For the county of Dengfeng, martial arts education is not only a great business, but a great way to share the wealth of knowledge about a centuries-old heritage. Shaolin kungfu is more than physical strength and dexterity; it is about a way of life, a philosophy, about compassion and good prevailing over evil.

In an effort to capitalize on its fame, the temple authority has combined business and religion, yielding huge profits. Some have criticized them for over-commercialization.

First built in AD 496, Shaolin Temple developed its kungfu rituals from household chores such as sweeping the floor, carrying buckets of water and collecting firewood. Martial art skills were also born out of Zen practices.

By the early Tang Dynasty (AD618-907), the temple had trained monks into a fiercely combative army.
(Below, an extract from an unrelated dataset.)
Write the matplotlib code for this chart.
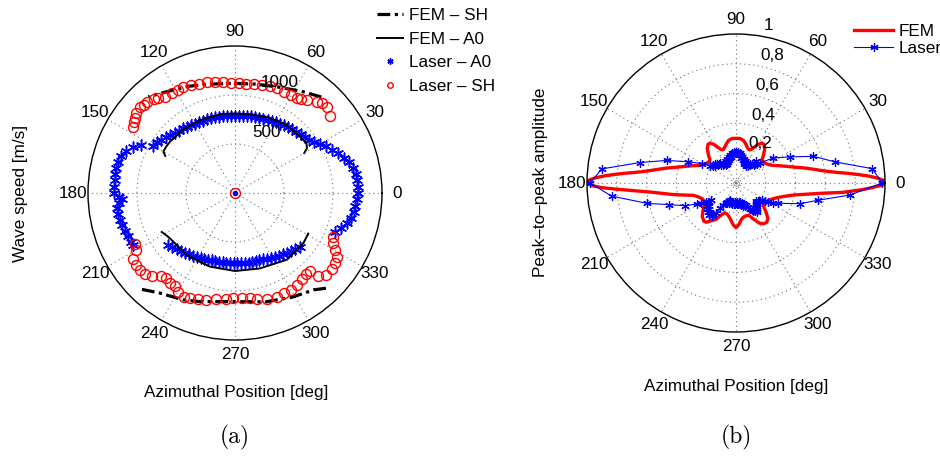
import numpy as np
import matplotlib
matplotlib.use("Agg")
import matplotlib.pyplot as plt

plt.rcParams['font.family'] = ['Liberation Sans', 'DejaVu Sans']

# ---------------- (a) wave speed [m/s] vs azimuth [deg] ----------------
# Laser - A0 (three separate runs of points)
a0_top_deg = [150, 147, 144, 141, 138, 135, 132, 129, 126, 123, 120, 117, 114, 111, 108,
              105, 102, 99, 96, 93, 90, 87, 84, 81, 78, 75, 72, 69, 66, 63, 60, 57, 54,
              51, 48, 45, 42, 39, 36, 33, 30, 27, 24, 21, 18, 15, 12, 9, 6, 3, 0, -3,
              -6, -9, -12, -15, -18, -21]
a0_top_speed = [969, 949, 928, 908, 887, 872, 857, 847, 836, 826, 818, 812, 808, 806, 804,
                801, 796, 791, 787, 785, 785, 787, 791, 796, 799, 802, 804, 811, 818, 826,
                836, 845, 852, 862, 874, 887, 901, 913, 928, 959, 1000, 1046, 1086, 1127,
                1168, 1204, 1229, 1246, 1255, 1258, 1258, 1244, 1236, 1226, 1206, 1183,
                1142, 1097]
a0_left_deg = [153, 156, 159, 162, 165, 168, 171, 174, 177, 180, 182, 183, 185, 187, 190,
               193, 196, 199, 202, 205, 207]
a0_left_speed = [1071, 1142, 1193, 1224, 1237, 1239, 1236, 1234, 1237, 1239, 1183, 1158,
                 1193, 1216, 1212, 1205, 1195, 1183, 1178, 1173, 1168]
a0_bot_deg = [218, 221, 224, 227, 230, 233, 236, 239, 242, 245, 248, 251, 254, 257, 260,
              263, 266, 269, 272, 275, 278, 281, 284, 287, 290, 293, 296, 299, 302, 305,
              308, 311, 314, 317, 320]
a0_bot_speed = [867, 847, 826, 811, 796, 783, 770, 758, 748, 740, 732, 727, 723, 720, 718,
                717, 717, 717, 718, 719, 721, 723, 725, 727, 729, 737, 747, 757, 768, 779,
                792, 806, 823, 843, 863]

# Laser - SH
sh_top_deg = [39, 43, 46, 48, 52, 55, 57, 60, 64, 68, 72, 76, 80, 84, 88, 92, 96, 100,
              104, 108, 112, 116, 119, 122, 126, 129, 131, 134, 136, 138, 141, 143, 145, 147]
sh_top_speed = [1245, 1286, 1276, 1255, 1200, 1173, 1153, 1153, 1150, 1153, 1143, 1139,
                1133, 1122, 1122, 1128, 1139, 1153, 1163, 1173, 1194, 1209, 1204, 1204,
                1214, 1245, 1265, 1286, 1296, 1306, 1296, 1276, 1255, 1245]
sh_bot_deg = [207, 210, 213, 216, 219, 222, 225, 228, 231, 234, 237, 240, 244, 247, 251,
              255, 260, 265, 269, 274, 278, 282, 287, 292, 296, 300, 304, 308, 311, 314,
              315, 318, 322, 325, 328, 330, 333, 336]
sh_bot_speed = [1143, 1163, 1243, 1243, 1252, 1242, 1204, 1133, 1112, 1133, 1133, 1163,
                1184, 1168, 1148, 1130, 1098, 1082, 1074, 1077, 1086, 1102, 1129, 1141,
                1136, 1138, 1131, 1118, 1100, 1109, 1204, 1255, 1261, 1247, 1224, 1173,
                1127, 1098]

# FEM - A0
fem_a0_top_deg = [152, 150, 146, 142, 130, 116, 100, 91, 80, 67, 53, 41, 35, 32, 30]
fem_a0_top_speed = [806, 844, 847, 845, 836, 826, 818, 812, 818, 843, 871, 877, 889, 867, 816]
fem_a0_bot_deg = [208, 212, 216, 232, 251, 270, 288, 308, 324, 331]
fem_a0_bot_speed = [847, 821, 806, 802, 794, 796, 810, 863, 865, 854]

# FEM - SH
fem_sh_top_deg = [48, 56, 67, 79, 91, 103, 114, 124, 132]
fem_sh_top_speed = [1317, 1246, 1172, 1132, 1119, 1140, 1191, 1246, 1322]
fem_sh_bot_deg = [226, 233, 244, 252, 269, 286, 299, 309, 314]
fem_sh_bot_speed = [1367, 1278, 1212, 1165, 1109, 1155, 1214, 1272, 1349]

# ---------------- (b) peak-to-peak amplitude vs azimuth ----------------
fem_amp_deg = [0, 1, 2, 3, 4, 5, 6, 7, 8, 10, 12, 15, 18, 22, 26, 30, 35, 40, 42, 45, 50,
               54, 57, 60, 63, 66, 69, 72, 76, 80, 85, 90, 95, 100, 104, 108, 111, 114, 117,
               120, 123, 126, 130, 135, 138, 140, 145, 150, 154, 158, 162, 165, 168, 170,
               172, 173, 174, 175, 176, 177, 178, 179, 180,
               181, 182, 183, 184, 185, 186, 188, 190, 193, 196, 200, 205, 210, 215, 220,
               225, 230, 233, 237, 241, 245, 249, 253, 257, 262, 266, 270, 274, 278, 282,
               287, 292, 296, 300, 304, 308, 312, 316, 320, 325, 330, 335, 340, 344, 348,
               351, 353, 355, 357, 358, 359, 360]
fem_amp = [1.0, 0.99, 0.95, 0.89, 0.82, 0.75, 0.68, 0.63, 0.59, 0.53, 0.48, 0.41, 0.36,
           0.31, 0.27, 0.25, 0.235, 0.23, 0.235, 0.26, 0.30, 0.32, 0.32, 0.30, 0.27, 0.245,
           0.24, 0.25, 0.27, 0.29, 0.30, 0.30, 0.30, 0.29, 0.27, 0.25, 0.24, 0.245, 0.27,
           0.30, 0.32, 0.32, 0.30, 0.26, 0.235, 0.23, 0.235, 0.25, 0.27, 0.31, 0.36, 0.41,
           0.48, 0.53, 0.59, 0.63, 0.68, 0.75, 0.82, 0.89, 0.95, 0.99, 1.0,
           0.97, 0.90, 0.80, 0.71, 0.64, 0.58, 0.50, 0.44, 0.36, 0.30, 0.27, 0.25, 0.245,
           0.26, 0.29, 0.32, 0.335, 0.33, 0.30, 0.28, 0.24, 0.215, 0.215, 0.225, 0.25, 0.28,
           0.30, 0.28, 0.25, 0.235, 0.23, 0.235, 0.27, 0.31, 0.33, 0.335, 0.32, 0.28, 0.24,
           0.235, 0.245, 0.26, 0.29, 0.33, 0.39, 0.48, 0.57, 0.72, 0.85, 0.91, 0.97, 1.0]

laser_amp_deg = [0, 6, 12, 19, 26, 34, 40,
                 42, 44, 46, 48, 50, 52, 54, 56, 58, 60, 62, 64, 66, 68, 70, 72, 74, 76, 78,
                 80, 82, 84, 86, 88, 90, 92, 94, 96, 98, 100, 102, 104, 106, 108, 110, 112,
                 114, 116, 118, 120, 122, 124, 126, 128, 130, 132, 134, 136, 138, 140, 142,
                 144, 146,
                 150, 156, 162, 168, 174, 180, 186, 193, 198, 204,
                 208, 210, 212, 214, 216, 218, 220, 222, 224, 226, 228, 230, 232, 234, 236,
                 238, 240, 242, 244, 246, 248, 250, 252, 254, 256, 258, 260, 262, 264, 266,
                 268, 270, 272, 274, 276, 278, 280, 282, 284, 286, 288, 290, 292, 294, 296,
                 298, 300, 302, 304, 306, 308, 310, 312, 314, 316, 318, 320, 322, 324, 326,
                 328, 330, 332,
                 334, 342, 348, 354, 360]
laser_amp = [0.98, 0.92, 0.68, 0.55, 0.40, 0.30, 0.21,
             0.19, 0.17, 0.18, 0.20, 0.17, 0.15, 0.16, 0.14, 0.15, 0.13, 0.14, 0.15, 0.14,
             0.16, 0.15, 0.17, 0.16, 0.18, 0.17, 0.19, 0.20, 0.19, 0.21, 0.20, 0.21, 0.20,
             0.21, 0.19, 0.20, 0.18, 0.19, 0.17, 0.18, 0.16, 0.17, 0.15, 0.16, 0.14, 0.15,
             0.14, 0.15, 0.16, 0.15, 0.17, 0.16, 0.17, 0.18, 0.17, 0.19, 0.18, 0.20, 0.19,
             0.21,
             0.26, 0.35, 0.49, 0.66, 0.905, 0.98, 0.84, 0.61, 0.47, 0.375,
             0.30, 0.27, 0.24, 0.20, 0.22, 0.25, 0.24, 0.26, 0.25, 0.27, 0.26, 0.28, 0.26,
             0.27, 0.24, 0.20, 0.17, 0.15, 0.14, 0.15, 0.13, 0.14, 0.12, 0.13, 0.14, 0.13,
             0.14, 0.13, 0.14, 0.13, 0.14, 0.135, 0.14, 0.13, 0.14, 0.13, 0.14, 0.13, 0.15,
             0.14, 0.16, 0.15, 0.17, 0.16, 0.18, 0.20, 0.21, 0.22, 0.23, 0.24, 0.23, 0.22,
             0.20, 0.19, 0.20, 0.18, 0.19, 0.20, 0.20, 0.21, 0.23, 0.25, 0.28,
             0.31, 0.45, 0.56, 0.77, 0.98]

speed_rings = [500, 1000]
amp_rings = [0.2, 0.4, 0.6, 0.8]

FS = 12.3
GRID_STYLE = dict(color='0.45', linestyle=(0, (1, 3)), linewidth=0.8)


def rad(deg):
    return np.deg2rad(np.asarray(deg, dtype=float))


def setup_polar(ax, rmax, rings):
    ax.set_ylim(0, rmax)
    ax.set_xticks(rad(np.arange(0, 360, 30)))
    ax.set_xticklabels([])
    ax.set_yticks(rings)
    ax.set_yticklabels([])
    ax.tick_params(length=0)
    ax.grid(True, **GRID_STYLE)
    ax.spines['polar'].set_color('black')
    ax.spines['polar'].set_linewidth(1.0)
    for d in range(0, 360, 30):
        ax.text(np.deg2rad(d), rmax * 1.1, str(d), ha='center', va='center',
                fontsize=FS, clip_on=False)


fig = plt.figure(figsize=(9.4, 4.57), dpi=100)

# left polar
ax1 = fig.add_axes([88 / 940, 117 / 457, 294 / 940, 294 / 457], projection='polar')
setup_polar(ax1, 1500, speed_rings)
ax1.text(np.deg2rad(62), 694, '500', ha='center', va='center', fontsize=FS)
ax1.text(np.deg2rad(67.7), 1214, '1000', ha='center', va='center', fontsize=FS)

star = dict(linestyle='none', marker=(6, 2, 0), color='blue', markersize=8, mew=1.1)
p_a0, = ax1.plot(rad(a0_top_deg), a0_top_speed, **star)
ax1.plot(rad(a0_left_deg), a0_left_speed, **star)
ax1.plot(rad(a0_bot_deg), a0_bot_speed, **star)

sh_dash = (0, (4, 1.4, 1, 1.4))
l_sh, = ax1.plot(rad(fem_sh_top_deg), fem_sh_top_speed, color='black', lw=2.3, linestyle=sh_dash)
ax1.plot(rad(fem_sh_bot_deg), fem_sh_bot_speed, color='black', lw=2.3, linestyle=sh_dash)
l_a0, = ax1.plot(rad(fem_a0_top_deg), fem_a0_top_speed, color='black', lw=1.4, zorder=3)
ax1.plot(rad(fem_a0_bot_deg), fem_a0_bot_speed, color='black', lw=1.4, zorder=3)

ring = dict(linestyle='none', marker='o', mfc='none', mec='red', markersize=7.2, mew=1.0)
p_sh, = ax1.plot(rad(sh_top_deg), sh_top_speed, **ring)
ax1.plot(rad(sh_bot_deg), sh_bot_speed, **ring)
# origin point of both laser series
ax1.plot([0], [0], **ring)
ax1.plot([0], [0], linestyle='none', marker='o', color='blue', markersize=3)

ax1.legend([l_sh, l_a0, p_a0, p_sh],
           ['FEM – SH', 'FEM – A0', 'Laser – A0', 'Laser – SH'],
           loc='upper left', bbox_to_anchor=(377 / 940, 1 - 8 / 457),
           bbox_transform=fig.transFigure, frameon=False, fontsize=FS,
           handlelength=1.55, handletextpad=0.35, labelspacing=0.5,
           borderaxespad=0, borderpad=0, numpoints=1, markerscale=0.55)

# right polar
ax2 = fig.add_axes([587 / 940, 125 / 457, 298 / 940, 298 / 457], projection='polar')
setup_polar(ax2, 1.0, amp_rings)
for ang, r, lab in [(59, 0.313, '0,2'), (68, 0.49, '0,4'), (72, 0.69, '0,6'),
                    (74, 0.89, '0,8'), (78.5, 1.08, '1')]:
    ax2.text(np.deg2rad(ang), r, lab, ha='center', va='center', fontsize=FS, clip_on=False)

l_fem, = ax2.plot(rad(fem_amp_deg), fem_amp, color='red', lw=2.4)
l_las, = ax2.plot(rad(laser_amp_deg), laser_amp, color='blue', lw=0.8,
                  marker=(6, 2, 0), markersize=6, mew=0.9)
ax2.plot([0], [0], linestyle='none', marker='o', mfc='none', mec='0.5', markersize=4, mew=0.6)

ax2.legend([l_fem, l_las], ['FEM', 'Laser'], loc='upper left',
           bbox_to_anchor=(854 / 940, 1 - 24 / 457), bbox_transform=fig.transFigure,
           frameon=False, fontsize=FS, handlelength=2.3, handletextpad=0.3,
           labelspacing=0.12, borderaxespad=0, borderpad=0)

# axis labels and panel captions
fig.text(21 / 940, 1 - 193 / 457, 'Wave speed [m/s]', rotation=90, ha='center', va='center', fontsize=FS)
fig.text(236 / 940, 1 - 393 / 457, 'Azimuthal Position [deg]', ha='center', va='center', fontsize=FS)
fig.text(541 / 940, 1 - 182 / 457, 'Peak–to–peak amplitude', rotation=90, ha='center', va='center', fontsize=FS)
fig.text(736 / 940, 1 - 387 / 457, 'Azimuthal Position [deg]', ha='center', va='center', fontsize=FS)
fig.text(235 / 940, 1 - 437 / 457, '(a)', ha='center', va='center', fontsize=17, family='cmr10')
fig.text(736 / 940, 1 - 437 / 457, '(b)', ha='center', va='center', fontsize=17, family='cmr10')

fig.savefig('out.png', dpi=100, facecolor='white')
Later, the warrior-monks helped the emperor in quelling a rebellion. From there, they got his majesty's license to kill, and of course to eat non-vegetarian food. The temple did not begin losing its luster until the Qing Dynasty (1644-1911).

For all the eye-catching kicks and punches, the rigor, discipline and monotony of kungfu can be a little less enticing. Jeremy and his classmates have to get up at five in the morning, go through the early morning practice from 5:30-6:30 am, have breakfast at 7am, attend the morning session from 8:30-11:30 am followed by lunch, then the afternoon session at 2:30-5:30 pm followed by dinner at 6pm, culminating in a one-hour language class in the evening.

Jeremy does not know where the nearest French restaurant is. "I don't miss French food." The school has customized menus for its foreign students and each meal includes two meat dishes and two vegetable dishes. On weekends, he heads for the county town, to do some shopping and chat online with his parents at an Internet caf.

To accommodate foreign students from 20-plus countries and aged as young as 9, the school has to tailor the program for each student. "Most who come here have not been exposed to Martial Arts 101," said Shi Hongfa, a trainer. "But they are eager to learn and are easy to communicate with because they tend to be outgoing."

For some of these students it's a wish upon the stars - movie stars - but most just want to be trainers of kungfu in their own countries. Jeremy Landre reveals his secret passion for fighting moves that simulate monkeys and tigers, or "drunken boxing", but he doesn't care for the movie business.

"Kungfu fighting on screen is not real. It's just to show off. I'm not interested in becoming an action star," he sneers. "I'd be willing to do it for the money, though."